# Data shown
- - - -
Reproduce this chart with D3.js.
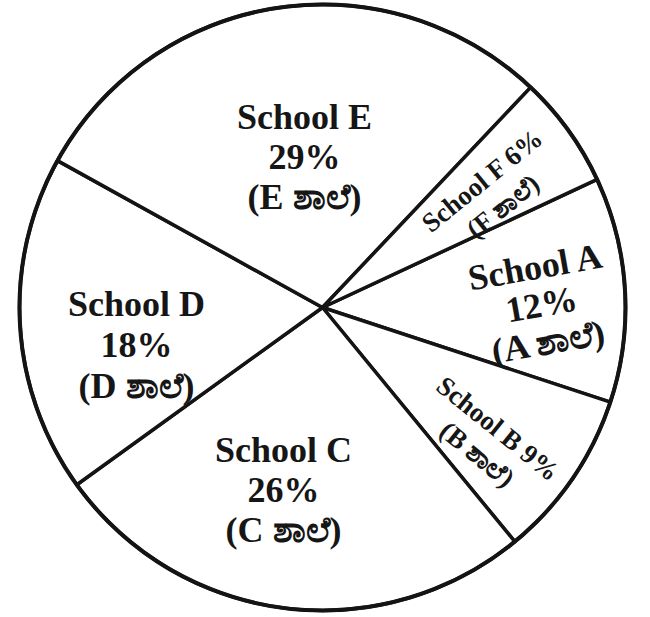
- - - -
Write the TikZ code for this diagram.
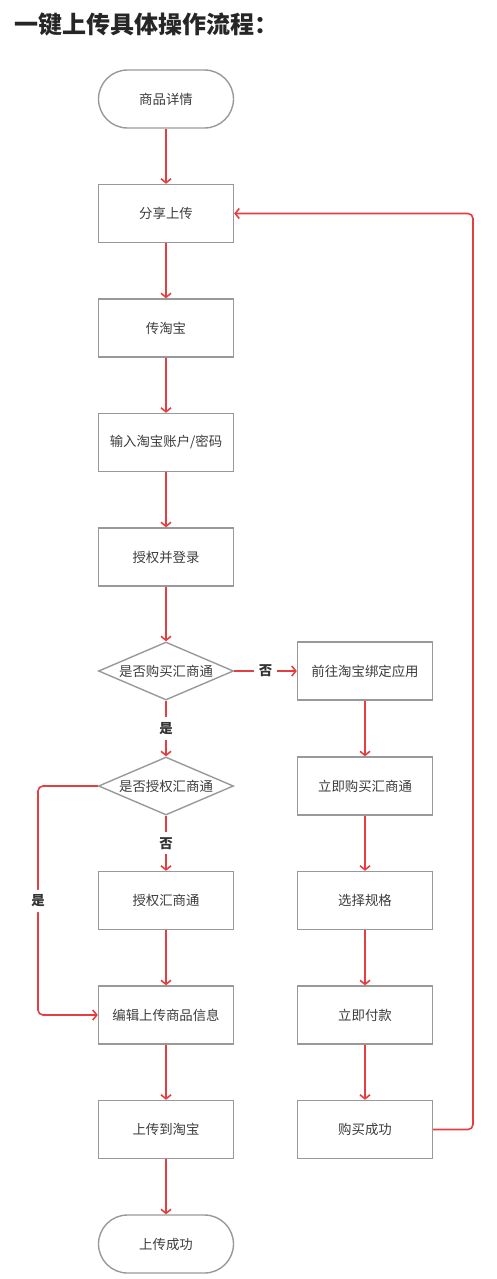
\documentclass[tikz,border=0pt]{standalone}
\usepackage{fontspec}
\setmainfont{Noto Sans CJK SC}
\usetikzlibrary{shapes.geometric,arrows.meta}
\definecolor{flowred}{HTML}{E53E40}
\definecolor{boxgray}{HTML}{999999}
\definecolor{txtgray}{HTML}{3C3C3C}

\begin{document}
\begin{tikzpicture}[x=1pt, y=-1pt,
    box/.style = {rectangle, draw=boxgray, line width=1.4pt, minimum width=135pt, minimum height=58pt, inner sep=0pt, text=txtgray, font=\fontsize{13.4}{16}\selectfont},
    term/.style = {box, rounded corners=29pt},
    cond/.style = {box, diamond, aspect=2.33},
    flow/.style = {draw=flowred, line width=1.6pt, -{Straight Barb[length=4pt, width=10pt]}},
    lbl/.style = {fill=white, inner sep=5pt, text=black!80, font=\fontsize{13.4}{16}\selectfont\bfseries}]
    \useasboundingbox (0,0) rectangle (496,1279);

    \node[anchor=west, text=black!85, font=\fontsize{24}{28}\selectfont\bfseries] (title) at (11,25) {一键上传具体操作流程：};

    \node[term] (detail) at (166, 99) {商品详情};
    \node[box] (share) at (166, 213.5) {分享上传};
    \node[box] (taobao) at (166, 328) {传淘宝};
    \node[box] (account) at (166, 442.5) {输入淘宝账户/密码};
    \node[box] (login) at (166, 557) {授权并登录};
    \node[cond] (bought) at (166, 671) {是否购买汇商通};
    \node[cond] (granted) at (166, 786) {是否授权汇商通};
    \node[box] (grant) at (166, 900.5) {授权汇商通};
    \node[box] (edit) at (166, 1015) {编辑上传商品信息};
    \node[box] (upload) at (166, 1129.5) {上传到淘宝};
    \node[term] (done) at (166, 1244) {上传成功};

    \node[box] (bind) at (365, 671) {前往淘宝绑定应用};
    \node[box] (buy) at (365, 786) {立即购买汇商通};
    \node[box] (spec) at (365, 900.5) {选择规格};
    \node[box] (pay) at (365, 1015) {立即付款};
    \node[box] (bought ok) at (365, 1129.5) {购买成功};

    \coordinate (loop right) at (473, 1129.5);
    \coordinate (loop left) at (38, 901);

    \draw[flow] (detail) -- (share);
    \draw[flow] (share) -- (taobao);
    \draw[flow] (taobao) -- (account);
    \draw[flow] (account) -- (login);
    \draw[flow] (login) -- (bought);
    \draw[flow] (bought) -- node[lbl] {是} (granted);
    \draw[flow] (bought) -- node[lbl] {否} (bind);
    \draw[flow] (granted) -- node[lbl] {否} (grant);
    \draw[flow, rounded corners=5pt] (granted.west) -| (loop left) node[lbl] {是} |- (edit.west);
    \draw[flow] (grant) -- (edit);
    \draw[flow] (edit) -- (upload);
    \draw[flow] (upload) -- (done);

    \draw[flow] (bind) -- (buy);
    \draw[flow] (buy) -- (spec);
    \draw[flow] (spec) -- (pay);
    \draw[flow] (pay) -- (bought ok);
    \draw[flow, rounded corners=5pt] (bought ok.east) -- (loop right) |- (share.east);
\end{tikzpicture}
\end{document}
- - - -
List all lines where "this" occurs.

Reproduce this chart with D3.js.
Write the TikZ code for this diagram.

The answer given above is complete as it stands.